Short exercise: Take the lines of the data below from the very first through the line containing "yticks = [0, 10, 20, 30, 40, 50, 60, 70, 80]" and output them exactly, pictures excluded.
►
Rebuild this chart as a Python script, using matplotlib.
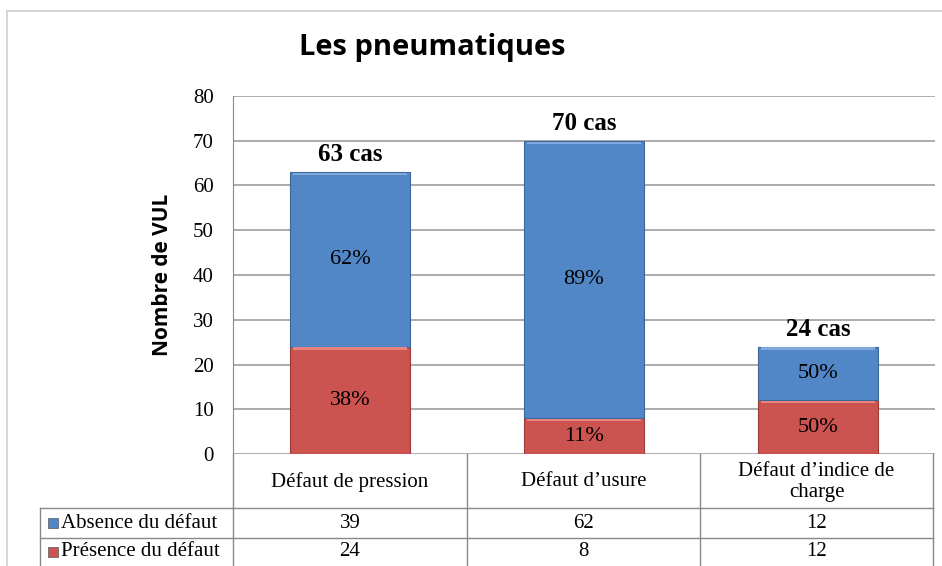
import matplotlib.pyplot as plt
from matplotlib.patches import Rectangle
from matplotlib.lines import Line2D

categories = ['Défaut de pression', 'Défaut d\u2019usure', 'Défaut d\u2019indice de\ncharge']
series_names = ['Absence du défaut', 'Présence du défaut']
absence = [39, 62, 12]
presence = [24, 8, 12]
pct_absence = ['62%', '89%', '50%']
pct_presence = ['38%', '11%', '50%']
totals = ['63 cas', '70 cas', '24 cas']
yticks = [0, 10, 20, 30, 40, 50, 60, 70, 80]

blue = '#5187C7'
red = '#CB5350'
grid_col = '#A6A6A6'
serif = 'Liberation Serif'
W, H = 942, 566


def fx(x):
    return x / W


def fy(y):
    return 1 - y / H


fig = plt.figure(figsize=(9.42, 5.66), dpi=100)
ax = fig.add_axes([fx(233), fy(454), fx(935 - 233), (454 - 96) / H])

x = range(len(categories))
bw = 0.51
ax.bar(x, presence, bw, color=red, edgecolor='#9E3B38', linewidth=0.8, zorder=3)
ax.bar(x, absence, bw, bottom=presence, color=blue, edgecolor='#3B6696', linewidth=0.8, zorder=3)
# light bevel strip on top of each segment
for i in x:
    ax.bar(i, 0.5, bw * 0.96, bottom=presence[i] - 0.7, color='#E8847F', linewidth=0, zorder=4)
    ax.bar(i, 0.5, bw * 0.96, bottom=presence[i] + absence[i] - 0.7, color='#7FA9DC', linewidth=0, zorder=4)
    ax.text(i, presence[i] / 2, pct_presence[i], ha='center', va='center', fontsize=16, family=serif, zorder=5)
    ax.text(i, presence[i] + absence[i] / 2, pct_absence[i], ha='center', va='center', fontsize=16, family=serif, zorder=5)
    ax.text(i, presence[i] + absence[i] + 1.3, totals[i], ha='center', va='bottom', fontsize=18,
            fontweight='bold', family=serif, zorder=5)

ax.set_xlim(-0.5, 2.5)
ax.set_ylim(0, 80)
ax.set_yticks(yticks)
ax.set_yticklabels([str(t) for t in yticks], family=serif, fontsize=15)
ax.tick_params(axis='y', length=0, pad=14)
ax.set_xticks([])
ax.yaxis.grid(True, color=grid_col, linewidth=1.3, zorder=0)
for s in ['top', 'right', 'bottom']:
    ax.spines[s].set_visible(False)
ax.spines['left'].set_color('#888888')
ax.set_ylabel('Nombre de VUL', family='Open Sans', fontweight='bold', fontsize=15, labelpad=14)

fig.text(fx(432), fy(47), 'Les pneumatiques', ha='center', va='center', family='Open Sans',
         fontweight='bold', fontsize=21)

# data table below the plot
cols = [233, 467, 700, 933]
rows = [454, 508, 538, 566]
lc = '#888888'
for cx in cols:
    fig.add_artist(Line2D([fx(cx), fx(cx)], [fy(454), fy(566)], color=lc, lw=1))
fig.add_artist(Line2D([fx(40), fx(40)], [fy(508), fy(566)], color=lc, lw=1))
for ry in rows[1:3]:
    fig.add_artist(Line2D([fx(40), fx(933)], [fy(ry), fy(ry)], color=lc, lw=1))

for i, c in enumerate(categories):
    fig.text(fx((cols[i] + cols[i + 1]) / 2), fy(482), c, ha='center', va='center',
             family=serif, fontsize=15, linespacing=1.15)
table_rows = [absence, presence]
for r, (name, vals, col) in enumerate(zip(series_names, table_rows, [blue, red])):
    yc = (rows[r + 1] + rows[r + 2]) / 2
    fig.add_artist(Rectangle((fx(48), fy(yc + 5)), fx(10), 10 / H, facecolor=col, edgecolor='#555555', lw=0.5))
    fig.text(fx(61), fy(yc), name, ha='left', va='center', family=serif, fontsize=15)
    for i, v in enumerate(vals):
        fig.text(fx((cols[i] + cols[i + 1]) / 2), fy(yc), str(v), ha='center', va='center',
                 family=serif, fontsize=15)

# chart outer border
fig.add_artist(Line2D([fx(7), fx(7)], [fy(11), 0], color='#D0D0D0', lw=1.2))
fig.add_artist(Line2D([fx(7), 1], [fy(11), fy(11)], color='#D0D0D0', lw=1.2))

fig.savefig('out.png', dpi=100)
◄
Solution:
Rebuild this chart as a Python script, using matplotlib.
import matplotlib.pyplot as plt
from matplotlib.patches import Rectangle
from matplotlib.lines import Line2D

categories = ['Défaut de pression', 'Défaut d\u2019usure', 'Défaut d\u2019indice de\ncharge']
series_names = ['Absence du défaut', 'Présence du défaut']
absence = [39, 62, 12]
presence = [24, 8, 12]
pct_absence = ['62%', '89%', '50%']
pct_presence = ['38%', '11%', '50%']
totals = ['63 cas', '70 cas', '24 cas']
yticks = [0, 10, 20, 30, 40, 50, 60, 70, 80]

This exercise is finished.